David Shaw: We talk about “natural results.” If you don’t play your best, you will lose. And when you do lose, that’s when your true character shows. How do you respond? Do you respond by sulking? Do you respond by finger-pointing? Or do you respond by saying, “Hey, ya know, I made mistakes. You made mistakes. We made mistakes. Let’s go back out there and finish this and improve on those things that we haven’t done well and still go back next game and try to give it our best.” Our practices have been great. Our meetings have been great. Guys have great attitudes about pushing forward because you cannot live life in the rearview mirror. What’s happened has happened and we’ve got games in front of us so let’s do our best in these games that we have remaining.
City Dads Group: There’s nothing cooler than being a dad unless maybe it’s being a dad whose own dad was an NFL coach. Is a lineage of coaching excellence in your family? Would you say your dad was a caring coach and did he ever coach you?
David Shaw: No, he never coached me, specifically, although he was on staff when I was at Stanford. But I know that he was (a caring coach) because I run into people all the time that he coached with or former athletes that he coached and they talk about how much better he made them as players and as people and the lessons that he taught them about how to be a professional and how to do things well and not just rely on talent but how to work hard and how to do things together. A lot of those lessons those guys learned they have taken into their business lives after they’re done playing football and they truly appreciate my dad for teaching those lessons.

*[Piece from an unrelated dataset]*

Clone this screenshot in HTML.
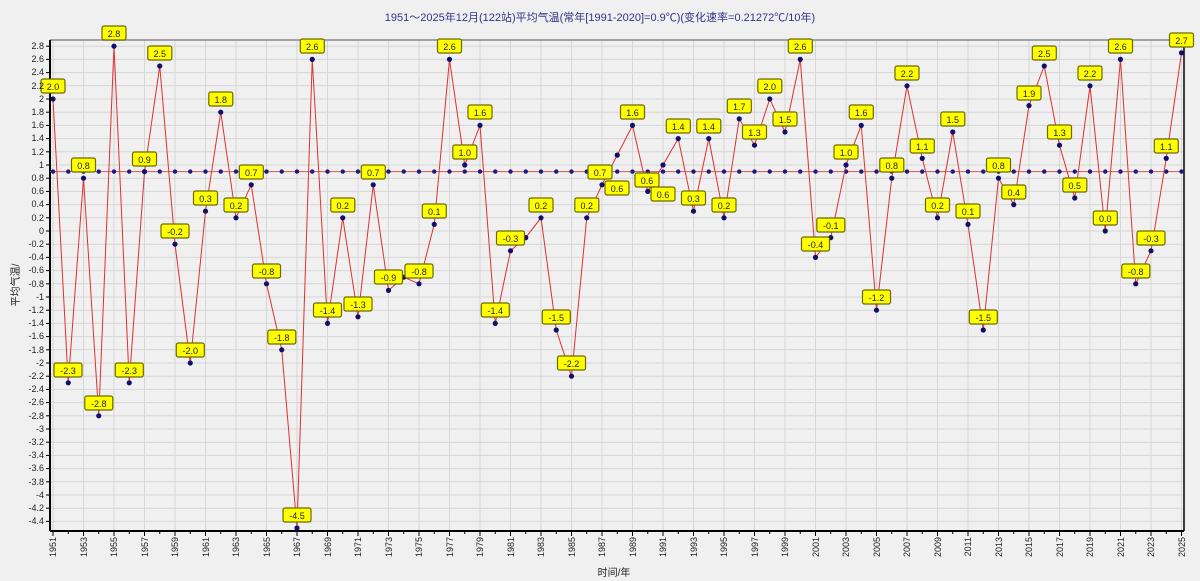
<!DOCTYPE html>
<html><head><meta charset="utf-8"><style>
body{margin:0;background:#f0f0f0;width:1200px;height:581px;overflow:hidden}
svg{display:block;font-family:"Liberation Sans","Noto Sans CJK SC",sans-serif}
.yt{font-size:9px;fill:#222;text-anchor:end}
.xt{font-size:9px;fill:#222;text-anchor:end}
.lbl{font-size:9px;fill:#222;text-anchor:middle}
</style></head><body>
<svg id="s" width="1200" height="581" viewBox="0 0 1200 581">
<rect x="0" y="0" width="1200" height="581" fill="#f0f0f0"/>
<g id="grid"></g>
<line x1="50" y1="40" x2="1184" y2="40" stroke="#888" stroke-width="1.5"/>
<line x1="50" y1="40" x2="50" y2="531" stroke="#000" stroke-width="2"/>
<line x1="1184" y1="40" x2="1184" y2="531" stroke="#000" stroke-width="1.5"/>
<line x1="50" y1="531" x2="1184" y2="531" stroke="#000" stroke-width="2"/>
<g id="ser"></g>
<g id="labs"></g>
<text x="600" y="21" font-size="11" fill="#33338a" text-anchor="middle">1951～2025年12月(122站)平均气温(常年[1991-2020]=0.9℃)(变化速率=0.21272℃/10年)</text>
<text x="614" y="576" font-size="10" fill="#222" text-anchor="middle">时间/年</text>
<text transform="translate(19,285) rotate(-90)" font-size="10" fill="#222" text-anchor="middle">平均气温/</text>
<g id="yt">
<text class="yt" x="44" y="49">2.8</text><text class="yt" x="44" y="62">2.6</text><text class="yt" x="44" y="75">2.4</text><text class="yt" x="44" y="89">2.2</text><text class="yt" x="44" y="102">2</text><text class="yt" x="44" y="115">1.8</text><text class="yt" x="44" y="128">1.6</text><text class="yt" x="44" y="141">1.4</text><text class="yt" x="44" y="155">1.2</text><text class="yt" x="44" y="168">1</text><text class="yt" x="44" y="181">0.8</text><text class="yt" x="44" y="194">0.6</text><text class="yt" x="44" y="207">0.4</text><text class="yt" x="44" y="221">0.2</text><text class="yt" x="44" y="234">0</text><text class="yt" x="44" y="247">-0.2</text><text class="yt" x="44" y="260">-0.4</text><text class="yt" x="44" y="273">-0.6</text><text class="yt" x="44" y="287">-0.8</text><text class="yt" x="44" y="300">-1</text><text class="yt" x="44" y="313">-1.2</text><text class="yt" x="44" y="326">-1.4</text><text class="yt" x="44" y="339">-1.6</text><text class="yt" x="44" y="353">-1.8</text><text class="yt" x="44" y="366">-2</text><text class="yt" x="44" y="379">-2.2</text><text class="yt" x="44" y="392">-2.4</text><text class="yt" x="44" y="405">-2.6</text><text class="yt" x="44" y="419">-2.8</text><text class="yt" x="44" y="432">-3</text><text class="yt" x="44" y="445">-3.2</text><text class="yt" x="44" y="458">-3.4</text><text class="yt" x="44" y="471">-3.6</text><text class="yt" x="44" y="485">-3.8</text><text class="yt" x="44" y="498">-4</text><text class="yt" x="44" y="511">-4.2</text><text class="yt" x="44" y="524">-4.4</text>
</g>
<g id="xt">
<text class="xt" transform="translate(56,537) rotate(-90)">1951</text><text class="xt" transform="translate(87,537) rotate(-90)">1953</text><text class="xt" transform="translate(117,537) rotate(-90)">1955</text><text class="xt" transform="translate(148,537) rotate(-90)">1957</text><text class="xt" transform="translate(178,537) rotate(-90)">1959</text><text class="xt" transform="translate(209,537) rotate(-90)">1961</text><text class="xt" transform="translate(239,537) rotate(-90)">1963</text><text class="xt" transform="translate(270,537) rotate(-90)">1965</text><text class="xt" transform="translate(300,537) rotate(-90)">1967</text><text class="xt" transform="translate(331,537) rotate(-90)">1969</text><text class="xt" transform="translate(361,537) rotate(-90)">1971</text><text class="xt" transform="translate(392,537) rotate(-90)">1973</text><text class="xt" transform="translate(422,537) rotate(-90)">1975</text><text class="xt" transform="translate(453,537) rotate(-90)">1977</text><text class="xt" transform="translate(483,537) rotate(-90)">1979</text><text class="xt" transform="translate(514,537) rotate(-90)">1981</text><text class="xt" transform="translate(544,537) rotate(-90)">1983</text><text class="xt" transform="translate(575,537) rotate(-90)">1985</text><text class="xt" transform="translate(605,537) rotate(-90)">1987</text><text class="xt" transform="translate(636,537) rotate(-90)">1989</text><text class="xt" transform="translate(666,537) rotate(-90)">1991</text><text class="xt" transform="translate(697,537) rotate(-90)">1993</text><text class="xt" transform="translate(727,537) rotate(-90)">1995</text><text class="xt" transform="translate(758,537) rotate(-90)">1997</text><text class="xt" transform="translate(788,537) rotate(-90)">1999</text><text class="xt" transform="translate(819,537) rotate(-90)">2001</text><text class="xt" transform="translate(849,537) rotate(-90)">2003</text><text class="xt" transform="translate(880,537) rotate(-90)">2005</text><text class="xt" transform="translate(910,537) rotate(-90)">2007</text><text class="xt" transform="translate(941,537) rotate(-90)">2009</text><text class="xt" transform="translate(971,537) rotate(-90)">2011</text><text class="xt" transform="translate(1002,537) rotate(-90)">2013</text><text class="xt" transform="translate(1032,537) rotate(-90)">2015</text><text class="xt" transform="translate(1063,537) rotate(-90)">2017</text><text class="xt" transform="translate(1093,537) rotate(-90)">2019</text><text class="xt" transform="translate(1124,537) rotate(-90)">2021</text><text class="xt" transform="translate(1154,537) rotate(-90)">2023</text><text class="xt" transform="translate(1185,537) rotate(-90)">2025</text>
</g>
<g id="lt">
<text class="lbl" x="53" y="90">2.0</text><text class="lbl" x="68" y="374">-2.3</text><text class="lbl" x="83.5" y="169">0.8</text><text class="lbl" x="98.8" y="407">-2.8</text><text class="lbl" x="114" y="37">2.8</text><text class="lbl" x="129.3" y="374">-2.3</text><text class="lbl" x="144.5" y="163">0.9</text><text class="lbl" x="159.8" y="57">2.5</text><text class="lbl" x="175" y="235">-0.2</text><text class="lbl" x="190.3" y="354">-2.0</text><text class="lbl" x="205.5" y="202">0.3</text><text class="lbl" x="220.8" y="103">1.8</text><text class="lbl" x="236" y="209">0.2</text><text class="lbl" x="251.3" y="176">0.7</text><text class="lbl" x="266.5" y="275">-0.8</text><text class="lbl" x="281.8" y="341">-1.8</text><text class="lbl" x="297" y="519">-4.5</text><text class="lbl" x="312.3" y="50">2.6</text><text class="lbl" x="327.5" y="314">-1.4</text><text class="lbl" x="342.8" y="209">0.2</text><text class="lbl" x="358" y="308">-1.3</text><text class="lbl" x="373.3" y="176">0.7</text><text class="lbl" x="388.5" y="281">-0.9</text><text class="lbl" x="419" y="275">-0.8</text><text class="lbl" x="434.3" y="215">0.1</text><text class="lbl" x="449.5" y="50">2.6</text><text class="lbl" x="464.8" y="156">1.0</text><text class="lbl" x="480" y="116">1.6</text><text class="lbl" x="495.3" y="314">-1.4</text><text class="lbl" x="510.5" y="242">-0.3</text><text class="lbl" x="541" y="209">0.2</text><text class="lbl" x="556.3" y="321">-1.5</text><text class="lbl" x="571.5" y="367">-2.2</text><text class="lbl" x="586.8" y="209">0.2</text><text class="lbl" x="600" y="176">0.7</text><text class="lbl" x="617" y="192">0.6</text><text class="lbl" x="632.5" y="116">1.6</text><text class="lbl" x="647" y="184">0.6</text><text class="lbl" x="663" y="198">0.6</text><text class="lbl" x="678.3" y="130">1.4</text><text class="lbl" x="693.5" y="202">0.3</text><text class="lbl" x="708.8" y="130">1.4</text><text class="lbl" x="724" y="209">0.2</text><text class="lbl" x="739.3" y="110">1.7</text><text class="lbl" x="754.5" y="136">1.3</text><text class="lbl" x="769.8" y="90">2.0</text><text class="lbl" x="785" y="123">1.5</text><text class="lbl" x="800.3" y="50">2.6</text><text class="lbl" x="815.5" y="248">-0.4</text><text class="lbl" x="830.8" y="229">-0.1</text><text class="lbl" x="846" y="156">1.0</text><text class="lbl" x="861.3" y="116">1.6</text><text class="lbl" x="876.5" y="301">-1.2</text><text class="lbl" x="891.8" y="169">0.8</text><text class="lbl" x="907" y="77">2.2</text><text class="lbl" x="922.3" y="150">1.1</text><text class="lbl" x="937.5" y="209">0.2</text><text class="lbl" x="952.8" y="123">1.5</text><text class="lbl" x="968" y="215">0.1</text><text class="lbl" x="983.3" y="321">-1.5</text><text class="lbl" x="998.5" y="169">0.8</text><text class="lbl" x="1013.8" y="196">0.4</text><text class="lbl" x="1029" y="97">1.9</text><text class="lbl" x="1044.3" y="57">2.5</text><text class="lbl" x="1059.5" y="136">1.3</text><text class="lbl" x="1074.8" y="189">0.5</text><text class="lbl" x="1090" y="77">2.2</text><text class="lbl" x="1105.3" y="222">0.0</text><text class="lbl" x="1120.5" y="50">2.6</text><text class="lbl" x="1135.8" y="275">-0.8</text><text class="lbl" x="1151" y="242">-0.3</text><text class="lbl" x="1166.3" y="150">1.1</text><text class="lbl" x="1181.5" y="44">2.7</text>
</g>
</svg>
<script>
var NS="http://www.w3.org/2000/svg";
function el(p,t,a){var e=document.createElementNS(NS,t);for(var k in a)e.setAttribute(k,a[k]);p.appendChild(e);return e;}
function X(y){return 53+(y-1951)*15.25;}function Y(v){return 231-66*v;}
var g=document.getElementById('grid');
for(var v=-4.4;v<=2.81;v+=0.2){var yy=Y(v);el(g,'line',{x1:50,x2:1184,y1:yy,y2:yy,stroke:'#d6d6d6','stroke-width':1});}
for(var yr=1951;yr<=2025;yr++){var xx=X(yr);
 if(yr%2==1)el(g,'line',{x1:xx,x2:xx,y1:40,y2:531,stroke:'#d6d6d6','stroke-width':1});
 el(g,'line',{x1:xx,x2:xx,y1:531,y2:yr%2==1?536:534,stroke:'#000','stroke-width':1});}
for(var v=-4.4;v<=2.81;v+=0.2){el(g,'line',{x1:46,x2:50,y1:Y(v),y2:Y(v),stroke:'#000'});}
var d=[2.0,-2.3,0.8,-2.8,2.8,-2.3,0.9,2.5,-0.2,-2.0,0.3,1.8,0.2,0.7,-0.8,-1.8,-4.5,2.6,-1.4,0.2,-1.3,0.7,-0.9,-0.7,-0.8,0.1,2.6,1.0,1.6,-1.4,-0.3,-0.1,0.2,-1.5,-2.2,0.2,0.7,1.15,1.6,0.6,1.0,1.4,0.3,1.4,0.2,1.7,1.3,2.0,1.5,2.6,-0.4,-0.1,1.0,1.6,-1.2,0.8,2.2,1.1,0.2,1.5,0.1,-1.5,0.8,0.4,1.9,2.5,1.3,0.5,2.2,0.0,2.6,-0.8,-0.3,1.1,2.7];
var s=document.getElementById('ser');
el(s,'line',{x1:50,x2:1184,y1:Y(0.9),y2:Y(0.9),stroke:'#e05050','stroke-width':1});
for(var i=0;i<d.length;i++)el(s,'circle',{cx:X(1951+i),cy:Y(0.9),r:2.2,fill:'#1a1a80'});
var pts=d.map(function(v,i){return X(1951+i)+','+Y(v);}).join(' ');
el(s,'polyline',{points:pts,fill:'none',stroke:'#e03030','stroke-width':1});
for(var i=0;i<d.length;i++)el(s,'circle',{cx:X(1951+i),cy:Y(d[i]),r:2.6,fill:'#10106a'});
var L=document.getElementById('labs');
document.querySelectorAll('#lt text').forEach(function(t){var x=+t.getAttribute('x'),y=+t.getAttribute('y');
 var w=t.textContent.length>3?28:24;
 el(L,'rect',{x:x-w/2,y:y-11,width:w,height:14,rx:2,fill:'#ffff00',stroke:'#6b6b00','stroke-width':1.2});});
</script>
</body></html>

City Dads Group: Not only are you a storied and decorated football coach but you get to be a life coach for your own kids. What are some of the biggest life lessons you have instilled or hope to instill in them?
David Shaw: As we all know, the big thing is that life is going to throw you curveballs and trying to get my children to understand that. You have goals, you have aspirations, you have things that you want to do, but when you get one of those curveballs and something unexpected or something negative happens to you or around you let’s respond in a positive manner. Let’s respond to negativity with positivity. Let’s keep a positive outlook. Let’s make the lives of people around us better by our attitude and by our work so a lot of it is positive affirmation but also a lot of preparation for life. There are going to be a lot of things that come up in life that are not positive but you can handle them in a positive manner.
City Dads Group: What is more challenging, being a football coach or being a dad?
David Shaw: Yes! (Laughing.) Both are connected but very different, you know, because you get so close with the student athletes and you want them to be so successful and you hurt when they hurt and you are excited when they have success but it is so similar to being a father. You want such good things for your children and you try to be a good example but at the same time you also want them to be their own people and you want to support them and love them and care for them. So, yeah, they are both very, very trying at times.
City Dads Group: If there is a head coaching vacancy on the 49ers staff in the future and they come knocking on your door, is that a knock you are prepared to answer? A job you are willing to take in the tradition of fellow greats like Bill Walsh and Jim Harbaugh?
David Shaw: Ha. I think I’ve been very consistent here that I plan on being at Stanford for a long time and I really enjoy my time here and my wife loves it here and I think we’re still in the process of building here at Stanford, so I’m pretty good where I am, thank you.